Tuesday, January 12, 2010

Seeking a creative spark in 2010

I have just returned to Singapore after three weeks in lovely Northern California. I've said it before, and now, once again: I'll take a pine tree over a palm tree any day (though I fall in love all over again with the "live oaks" every time I'm in NorCal).

It's a new year, and for the first time I can remember I've jumped on the old resolution bandwagon. In addition to studying Chinese at least five times a week (I'm currently on once in 12 days), I really want to get my writing gears back in working order, as they seem to have rusted to a halt.

Quite simply, my mind has gone fallow, and it frightens me. My level of inspiration is stuck at zero. I feel like my vocabulary is shrinking, not growing, and that anything resembling a creative peak that I may have had has long past.

I've been feeling this way for months. But it was a conversation a few days after Christmas that really got me self-evaluating. I was talking to someone I've known for years at a party in the little town of Washington (more about the party here). I was trying to talk to her about my life and current interests when she looked at me in mild disbelief and told me plainly: "You've lost your spark."

It was a rather jarring reality unexpectedly thrust in my face, but I could not disagree. She had me nailed.

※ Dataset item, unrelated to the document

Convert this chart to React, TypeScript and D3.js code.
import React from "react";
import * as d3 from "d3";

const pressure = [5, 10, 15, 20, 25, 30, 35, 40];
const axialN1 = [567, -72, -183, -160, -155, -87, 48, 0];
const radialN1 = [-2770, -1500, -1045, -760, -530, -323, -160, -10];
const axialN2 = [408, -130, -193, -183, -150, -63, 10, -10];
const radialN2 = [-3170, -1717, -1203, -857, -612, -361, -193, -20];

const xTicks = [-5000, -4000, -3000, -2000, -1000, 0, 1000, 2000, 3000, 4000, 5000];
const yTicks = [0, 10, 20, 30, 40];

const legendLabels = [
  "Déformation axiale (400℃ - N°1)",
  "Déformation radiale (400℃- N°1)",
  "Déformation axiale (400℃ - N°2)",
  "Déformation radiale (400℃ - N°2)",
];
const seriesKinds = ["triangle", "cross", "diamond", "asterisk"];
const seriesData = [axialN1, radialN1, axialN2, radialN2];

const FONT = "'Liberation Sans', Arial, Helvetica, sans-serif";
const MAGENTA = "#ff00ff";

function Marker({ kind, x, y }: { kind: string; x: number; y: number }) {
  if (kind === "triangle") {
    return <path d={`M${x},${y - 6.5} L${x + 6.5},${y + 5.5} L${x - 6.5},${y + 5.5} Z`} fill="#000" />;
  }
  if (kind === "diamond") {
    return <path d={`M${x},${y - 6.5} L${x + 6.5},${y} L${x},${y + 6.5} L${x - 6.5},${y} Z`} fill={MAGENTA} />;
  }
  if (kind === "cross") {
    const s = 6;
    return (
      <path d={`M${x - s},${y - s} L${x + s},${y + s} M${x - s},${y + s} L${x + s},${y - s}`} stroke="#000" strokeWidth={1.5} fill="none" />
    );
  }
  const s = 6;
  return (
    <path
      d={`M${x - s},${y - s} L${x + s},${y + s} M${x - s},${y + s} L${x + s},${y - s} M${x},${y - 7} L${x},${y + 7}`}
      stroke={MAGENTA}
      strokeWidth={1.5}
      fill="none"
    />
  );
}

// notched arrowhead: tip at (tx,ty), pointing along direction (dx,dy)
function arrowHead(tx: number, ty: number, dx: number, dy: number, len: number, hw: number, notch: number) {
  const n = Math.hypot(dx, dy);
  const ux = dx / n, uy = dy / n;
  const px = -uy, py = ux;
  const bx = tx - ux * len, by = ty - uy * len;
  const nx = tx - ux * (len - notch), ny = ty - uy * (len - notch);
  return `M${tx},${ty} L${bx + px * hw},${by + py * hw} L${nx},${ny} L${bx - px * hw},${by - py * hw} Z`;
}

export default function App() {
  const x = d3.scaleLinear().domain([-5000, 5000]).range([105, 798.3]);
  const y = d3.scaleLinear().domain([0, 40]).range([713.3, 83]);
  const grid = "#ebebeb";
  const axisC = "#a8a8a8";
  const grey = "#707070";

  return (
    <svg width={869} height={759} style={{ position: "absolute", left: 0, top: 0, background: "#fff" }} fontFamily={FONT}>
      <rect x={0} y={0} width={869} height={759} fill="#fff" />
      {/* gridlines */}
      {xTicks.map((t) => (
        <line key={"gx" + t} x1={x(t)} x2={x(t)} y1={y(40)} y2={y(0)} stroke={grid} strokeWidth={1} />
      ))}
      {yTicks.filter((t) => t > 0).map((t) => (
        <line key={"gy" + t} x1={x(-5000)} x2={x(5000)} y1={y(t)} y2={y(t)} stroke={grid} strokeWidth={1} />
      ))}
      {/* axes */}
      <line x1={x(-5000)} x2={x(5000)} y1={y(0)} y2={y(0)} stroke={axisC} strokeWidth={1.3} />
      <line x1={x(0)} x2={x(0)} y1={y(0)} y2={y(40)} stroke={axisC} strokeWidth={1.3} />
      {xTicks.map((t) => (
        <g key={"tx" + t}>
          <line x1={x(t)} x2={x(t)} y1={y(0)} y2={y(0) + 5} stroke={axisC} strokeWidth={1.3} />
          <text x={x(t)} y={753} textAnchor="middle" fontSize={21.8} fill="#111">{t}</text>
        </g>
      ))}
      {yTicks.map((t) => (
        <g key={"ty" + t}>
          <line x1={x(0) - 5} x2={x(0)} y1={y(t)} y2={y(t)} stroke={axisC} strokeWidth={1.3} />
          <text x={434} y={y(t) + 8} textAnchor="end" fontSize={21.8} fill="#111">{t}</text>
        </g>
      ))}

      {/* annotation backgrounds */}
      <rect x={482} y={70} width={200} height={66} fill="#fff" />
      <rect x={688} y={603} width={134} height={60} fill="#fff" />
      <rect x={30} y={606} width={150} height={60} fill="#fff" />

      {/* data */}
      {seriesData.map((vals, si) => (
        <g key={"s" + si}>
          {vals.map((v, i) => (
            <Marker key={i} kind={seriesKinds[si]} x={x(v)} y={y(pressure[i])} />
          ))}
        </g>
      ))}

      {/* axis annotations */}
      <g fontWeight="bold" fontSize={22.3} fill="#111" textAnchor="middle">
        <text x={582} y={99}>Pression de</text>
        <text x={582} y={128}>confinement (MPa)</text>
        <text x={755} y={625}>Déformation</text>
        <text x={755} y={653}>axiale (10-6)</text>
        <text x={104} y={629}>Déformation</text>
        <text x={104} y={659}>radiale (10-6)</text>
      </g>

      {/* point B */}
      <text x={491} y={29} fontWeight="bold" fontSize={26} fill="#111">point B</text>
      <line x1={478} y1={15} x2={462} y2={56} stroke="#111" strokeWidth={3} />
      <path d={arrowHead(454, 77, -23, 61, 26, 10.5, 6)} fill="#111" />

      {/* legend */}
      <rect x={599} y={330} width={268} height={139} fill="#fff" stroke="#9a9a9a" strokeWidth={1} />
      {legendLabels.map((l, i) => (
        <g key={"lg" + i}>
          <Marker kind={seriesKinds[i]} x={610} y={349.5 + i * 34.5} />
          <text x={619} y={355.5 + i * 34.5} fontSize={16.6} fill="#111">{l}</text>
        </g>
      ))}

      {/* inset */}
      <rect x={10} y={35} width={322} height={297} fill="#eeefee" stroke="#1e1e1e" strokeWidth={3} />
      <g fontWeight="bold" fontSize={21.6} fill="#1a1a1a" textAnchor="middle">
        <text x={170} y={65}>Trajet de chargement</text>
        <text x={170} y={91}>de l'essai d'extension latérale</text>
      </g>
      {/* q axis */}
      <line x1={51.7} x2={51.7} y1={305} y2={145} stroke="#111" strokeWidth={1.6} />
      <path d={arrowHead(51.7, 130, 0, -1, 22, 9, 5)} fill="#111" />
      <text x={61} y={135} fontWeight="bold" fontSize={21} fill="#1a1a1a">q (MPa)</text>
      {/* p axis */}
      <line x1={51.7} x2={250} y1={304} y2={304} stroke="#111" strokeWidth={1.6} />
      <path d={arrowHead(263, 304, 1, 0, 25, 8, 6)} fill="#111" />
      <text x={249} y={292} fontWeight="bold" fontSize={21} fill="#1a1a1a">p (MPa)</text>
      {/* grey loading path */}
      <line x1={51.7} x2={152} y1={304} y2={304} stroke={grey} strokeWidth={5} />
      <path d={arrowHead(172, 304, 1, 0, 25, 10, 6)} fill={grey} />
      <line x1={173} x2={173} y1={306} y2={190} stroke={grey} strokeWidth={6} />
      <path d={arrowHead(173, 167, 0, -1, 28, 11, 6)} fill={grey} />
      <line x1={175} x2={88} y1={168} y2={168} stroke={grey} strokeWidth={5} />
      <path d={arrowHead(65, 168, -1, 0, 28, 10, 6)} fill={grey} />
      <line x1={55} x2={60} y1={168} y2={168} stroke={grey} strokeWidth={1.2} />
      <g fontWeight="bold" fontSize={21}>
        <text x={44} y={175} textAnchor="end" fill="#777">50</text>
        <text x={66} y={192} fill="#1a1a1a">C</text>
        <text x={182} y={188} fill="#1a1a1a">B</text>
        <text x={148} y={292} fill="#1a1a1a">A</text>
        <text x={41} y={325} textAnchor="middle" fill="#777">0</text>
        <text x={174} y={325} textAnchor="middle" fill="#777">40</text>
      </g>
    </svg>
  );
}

So please forgive this public reckoning with myself. I'm hoping I can, in 2010, rekindle whatever "spark" I once had and kick this dearth of inspiration. Perhaps it'll require a change in my physical environment, or maybe just an adjustment of attitude. I'm trying to read more fiction and plan to buy a guitar, see if those things help me tap into some dormant creative juices. But this will be a real undertaking, akin to self-reinvention. If anyone has any advice on how to proceed, I'm eager to hear.

2 comments:

Unknown said...

RIght on, brother. Twas good to see a man of your stature. You'll find it.

Unknown said...

If you want to be creative, do something really mundane. I'm serious. If you sit through a dull church service that's not in English, you'll be amazed at the random ideas that pop into your head.